Stated task -
Word for word, transcribe the lines below and drop the pictures.

Available data -
-- start --

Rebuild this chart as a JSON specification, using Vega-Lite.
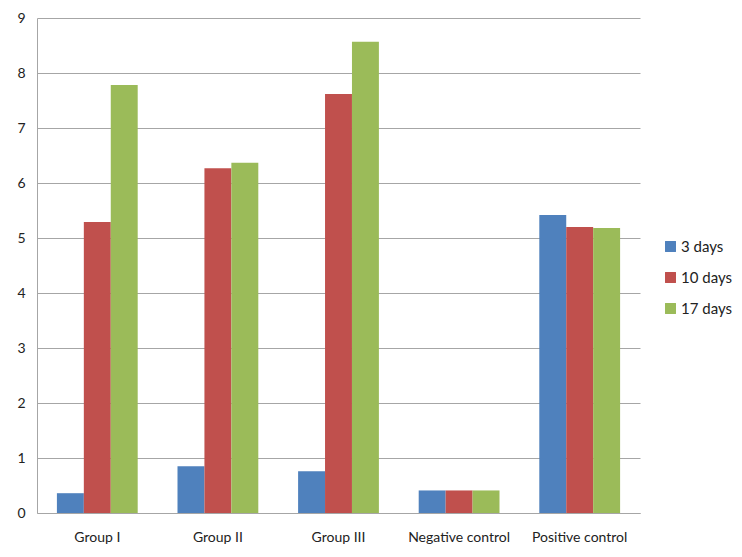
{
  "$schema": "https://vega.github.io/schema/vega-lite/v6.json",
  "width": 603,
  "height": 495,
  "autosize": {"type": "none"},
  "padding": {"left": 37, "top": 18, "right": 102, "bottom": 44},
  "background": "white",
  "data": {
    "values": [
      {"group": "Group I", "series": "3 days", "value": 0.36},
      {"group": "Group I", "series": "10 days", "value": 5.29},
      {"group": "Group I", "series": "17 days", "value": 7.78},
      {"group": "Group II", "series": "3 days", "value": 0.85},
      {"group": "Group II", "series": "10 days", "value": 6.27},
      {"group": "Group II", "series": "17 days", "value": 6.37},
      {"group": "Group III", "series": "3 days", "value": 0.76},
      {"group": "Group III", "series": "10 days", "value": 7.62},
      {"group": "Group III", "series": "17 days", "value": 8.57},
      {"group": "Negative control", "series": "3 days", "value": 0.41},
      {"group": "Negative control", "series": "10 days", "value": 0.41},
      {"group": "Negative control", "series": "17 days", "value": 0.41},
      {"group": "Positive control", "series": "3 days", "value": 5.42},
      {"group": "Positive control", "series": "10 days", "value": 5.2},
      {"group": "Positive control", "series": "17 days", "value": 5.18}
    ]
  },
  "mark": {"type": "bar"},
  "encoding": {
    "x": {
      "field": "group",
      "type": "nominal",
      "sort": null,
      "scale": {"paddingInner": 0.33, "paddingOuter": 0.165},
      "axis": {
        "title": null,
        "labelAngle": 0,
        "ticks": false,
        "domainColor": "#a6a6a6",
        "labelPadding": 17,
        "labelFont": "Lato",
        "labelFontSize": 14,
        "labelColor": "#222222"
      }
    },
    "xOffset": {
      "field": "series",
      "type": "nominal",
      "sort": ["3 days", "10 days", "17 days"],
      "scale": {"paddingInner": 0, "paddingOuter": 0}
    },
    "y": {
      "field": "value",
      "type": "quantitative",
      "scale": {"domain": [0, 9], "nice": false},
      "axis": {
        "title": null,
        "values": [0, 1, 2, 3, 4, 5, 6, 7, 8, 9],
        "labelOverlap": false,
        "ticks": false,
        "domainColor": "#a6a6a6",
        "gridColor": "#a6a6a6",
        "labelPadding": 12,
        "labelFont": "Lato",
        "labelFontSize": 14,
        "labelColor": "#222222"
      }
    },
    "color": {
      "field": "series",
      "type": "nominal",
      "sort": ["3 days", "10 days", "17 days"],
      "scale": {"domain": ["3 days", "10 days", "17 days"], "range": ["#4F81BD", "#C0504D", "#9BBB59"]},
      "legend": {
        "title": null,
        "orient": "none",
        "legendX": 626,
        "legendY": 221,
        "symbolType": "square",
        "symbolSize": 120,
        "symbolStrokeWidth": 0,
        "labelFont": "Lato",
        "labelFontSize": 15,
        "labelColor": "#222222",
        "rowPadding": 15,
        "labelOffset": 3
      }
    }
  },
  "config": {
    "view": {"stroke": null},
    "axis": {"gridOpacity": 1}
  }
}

-- end --

Answer for the task -
Rebuild this chart as a JSON specification, using Vega-Lite.
{
  "$schema": "https://vega.github.io/schema/vega-lite/v6.json",
  "width": 603,
  "height": 495,
  "autosize": {"type": "none"},
  "padding": {"left": 37, "top": 18, "right": 102, "bottom": 44},
  "background": "white",
  "data": {
    "values": [
      {"group": "Group I", "series": "3 days", "value": 0.36},
      {"group": "Group I", "series": "10 days", "value": 5.29},
      {"group": "Group I", "series": "17 days", "value": 7.78},
      {"group": "Group II", "series": "3 days", "value": 0.85},
      {"group": "Group II", "series": "10 days", "value": 6.27},
      {"group": "Group II", "series": "17 days", "value": 6.37},
      {"group": "Group III", "series": "3 days", "value": 0.76},
      {"group": "Group III", "series": "10 days", "value": 7.62},
      {"group": "Group III", "series": "17 days", "value": 8.57},
      {"group": "Negative control", "series": "3 days", "value": 0.41},
      {"group": "Negative control", "series": "10 days", "value": 0.41},
      {"group": "Negative control", "series": "17 days", "value": 0.41},
      {"group": "Positive control", "series": "3 days", "value": 5.42},
      {"group": "Positive control", "series": "10 days", "value": 5.2},
      {"group": "Positive control", "series": "17 days", "value": 5.18}
    ]
  },
  "mark": {"type": "bar"},
  "encoding": {
    "x": {
      "field": "group",
      "type": "nominal",
      "sort": null,
      "scale": {"paddingInner": 0.33, "paddingOuter": 0.165},
      "axis": {
        "title": null,
        "labelAngle": 0,
        "ticks": false,
        "domainColor": "#a6a6a6",
        "labelPadding": 17,
        "labelFont": "Lato",
        "labelFontSize": 14,
        "labelColor": "#222222"
      }
    },
    "xOffset": {
      "field": "series",
      "type": "nominal",
      "sort": ["3 days", "10 days", "17 days"],
      "scale": {"paddingInner": 0, "paddingOuter": 0}
    },
    "y": {
      "field": "value",
      "type": "quantitative",
      "scale": {"domain": [0, 9], "nice": false},
      "axis": {
        "title": null,
        "values": [0, 1, 2, 3, 4, 5, 6, 7, 8, 9],
        "labelOverlap": false,
        "ticks": false,
        "domainColor": "#a6a6a6",
        "gridColor": "#a6a6a6",
        "labelPadding": 12,
        "labelFont": "Lato",
        "labelFontSize": 14,
        "labelColor": "#222222"
      }
    },
    "color": {
      "field": "series",
      "type": "nominal",
      "sort": ["3 days", "10 days", "17 days"],
      "scale": {"domain": ["3 days", "10 days", "17 days"], "range": ["#4F81BD", "#C0504D", "#9BBB59"]},
      "legend": {
        "title": null,
        "orient": "none",
        "legendX": 626,
        "legendY": 221,
        "symbolType": "square",
        "symbolSize": 120,
        "symbolStrokeWidth": 0,
        "labelFont": "Lato",
        "labelFontSize": 15,
        "labelColor": "#222222",
        "rowPadding": 15,
        "labelOffset": 3
      }
    }
  },
  "config": {
    "view": {"stroke": null},
    "axis": {"gridOpacity": 1}
  }
}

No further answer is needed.